--- start of SOURCE MATERIAL ---

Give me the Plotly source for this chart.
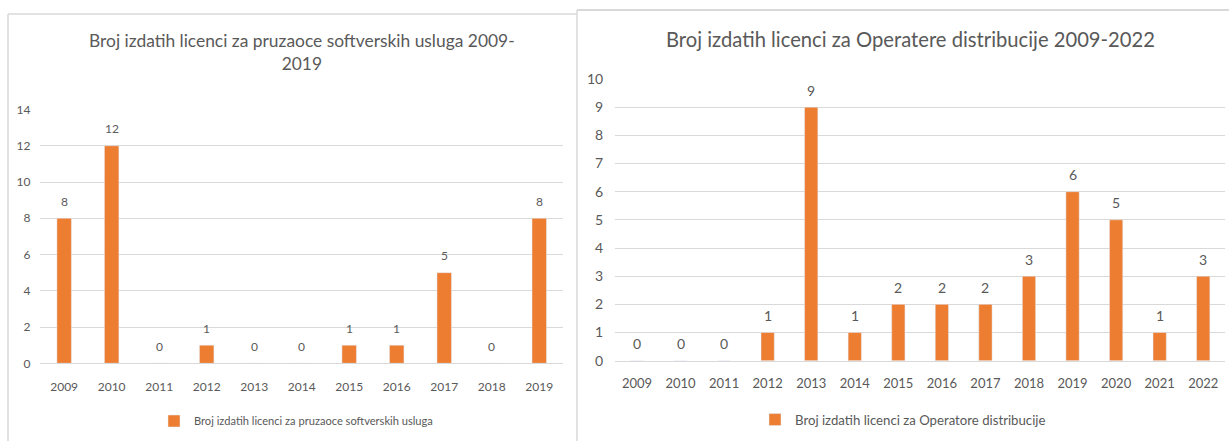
import plotly.graph_objects as go

# ---- data ----
years_left = ["2009", "2010", "2011", "2012", "2013", "2014", "2015", "2016", "2017", "2018", "2019"]
values_left = [8, 12, 0, 1, 0, 0, 1, 1, 5, 0, 8]
name_left = "Broj izdatih licenci za pruzaoce softverskih usluga"
title_left = "Broj izdatih licenci za pruzaoce softverskih usluga 2009-<br>2019"

years_right = ["2009", "2010", "2011", "2012", "2013", "2014", "2015", "2016", "2017", "2018",
               "2019", "2020", "2021", "2022"]
values_right = [0, 0, 0, 1, 9, 1, 2, 2, 2, 3, 6, 5, 1, 3]
name_right = "Broj izdatih licenci za Operatore distribucije"
title_right = "Broj izdatih licenci za Operatere distribucije 2009-2022"

W, H = 1229, 441
FONT = "Lato, Carlito, Calibri, Open Sans, sans-serif"
TXT = "#595959"
GRID = "#D9D9D9"
BAR = "#ED7D31"


def px_x(p):
    return p / W


def px_y(p):
    return (H - p) / H


fig = go.Figure()
fig.add_trace(go.Bar(x=years_left, y=values_left, name=name_left, marker_color=BAR,
                     xaxis="x", yaxis="y", legend="legend", showlegend=True))
fig.add_trace(go.Bar(x=years_right, y=values_right, name=name_right, marker_color=BAR,
                     xaxis="x2", yaxis="y2", legend="legend2", showlegend=True))

annotations = []
for i, v in enumerate(values_left):
    annotations.append(dict(x=i, y=v, xref="x", yref="y", text=str(v), showarrow=False,
                            yanchor="middle", yshift=17, font=dict(size=12, color=TXT, family=FONT)))
for i, v in enumerate(values_right):
    annotations.append(dict(x=i, y=v, xref="x2", yref="y2", text=str(v), showarrow=False,
                            yanchor="middle", yshift=17, font=dict(size=14, color=TXT, family=FONT)))

# titles
annotations.append(dict(x=px_x(302), y=px_y(52), xref="paper", yref="paper", text=title_left,
                        showarrow=False, xanchor="center", yanchor="middle",
                        font=dict(size=17.4, color=TXT, family=FONT)))
annotations.append(dict(x=px_x(910), y=px_y(39), xref="paper", yref="paper", text=title_right,
                        showarrow=False, xanchor="center", yanchor="middle",
                        font=dict(size=20.2, color=TXT, family=FONT)))

shapes = [
    # left chart frame
    dict(type="line", xref="paper", yref="paper", x0=px_x(8), x1=px_x(577), y0=px_y(14), y1=px_y(14),
         line=dict(color=GRID, width=1.5)),
    dict(type="line", xref="paper", yref="paper", x0=px_x(8), x1=px_x(8), y0=px_y(14), y1=0,
         line=dict(color=GRID, width=1.5)),
    # right chart frame
    dict(type="line", xref="paper", yref="paper", x0=px_x(577), x1=1, y0=px_y(10), y1=px_y(10),
         line=dict(color=GRID, width=2)),
    dict(type="line", xref="paper", yref="paper", x0=px_x(577), x1=px_x(577), y0=px_y(10), y1=0,
         line=dict(color=GRID, width=1.5)),
]

fig.update_layout(
    width=W, height=H,
    margin=dict(l=0, r=0, t=0, b=0, autoexpand=False),
    paper_bgcolor="white", plot_bgcolor="white",
    font=dict(family=FONT, color=TXT),
    bargap=0.695,
    annotations=annotations,
    shapes=shapes,
    xaxis=dict(domain=[px_x(40.4), px_x(563)], type="category", range=[-0.5, len(years_left) - 0.5],
               showgrid=False, showline=True, linecolor=GRID, linewidth=1, ticks="",
               tickfont=dict(size=12, color=TXT, family=FONT), ticklabelstandoff=12,
               anchor="y"),
    yaxis=dict(domain=[px_y(363.3), px_y(109.5)], range=[0, 14], dtick=2, showgrid=True,
               gridcolor=GRID, gridwidth=1, zeroline=False, showline=False,
               tickfont=dict(size=12, color=TXT, family=FONT), ticklabelstandoff=9,
               anchor="x"),
    xaxis2=dict(domain=[px_x(615.2), px_x(1225)], type="category", range=[-0.5, len(years_right) - 0.5],
                showgrid=False, showline=True, linecolor=GRID, linewidth=1, ticks="",
                tickfont=dict(size=13, color=TXT, family=FONT), ticklabelstandoff=11,
                anchor="y2"),
    yaxis2=dict(domain=[px_y(360.7), px_y(79)], range=[0, 10], dtick=1, showgrid=True,
                gridcolor=GRID, gridwidth=1, zeroline=False, showline=False,
                tickfont=dict(size=14, color=TXT, family=FONT), ticklabelstandoff=11,
                anchor="x2"),
    legend=dict(x=px_x(296), y=px_y(421), xanchor="center", yanchor="middle",
                orientation="h", font=dict(size=11.1, color=TXT, family=FONT),
                bgcolor="rgba(0,0,0,0)", itemwidth=30),
    legend2=dict(x=px_x(903), y=px_y(420), xanchor="center", yanchor="middle",
                 orientation="h", font=dict(size=13.2, color=TXT, family=FONT),
                 bgcolor="rgba(0,0,0,0)", itemwidth=30),
)

fig.write_html(
    "out.html",
    config={"displayModeBar": False},
    post_script="document.body.style.margin='0';document.body.style.overflow='hidden';",
)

--- end of SOURCE MATERIAL ---

YOUR INSTRUCTIONS
Skip every picture and return the lines above from the top through the one that contains "import plotly.graph_objects as go".

REPLY
Give me the Plotly source for this chart.
import plotly.graph_objects as go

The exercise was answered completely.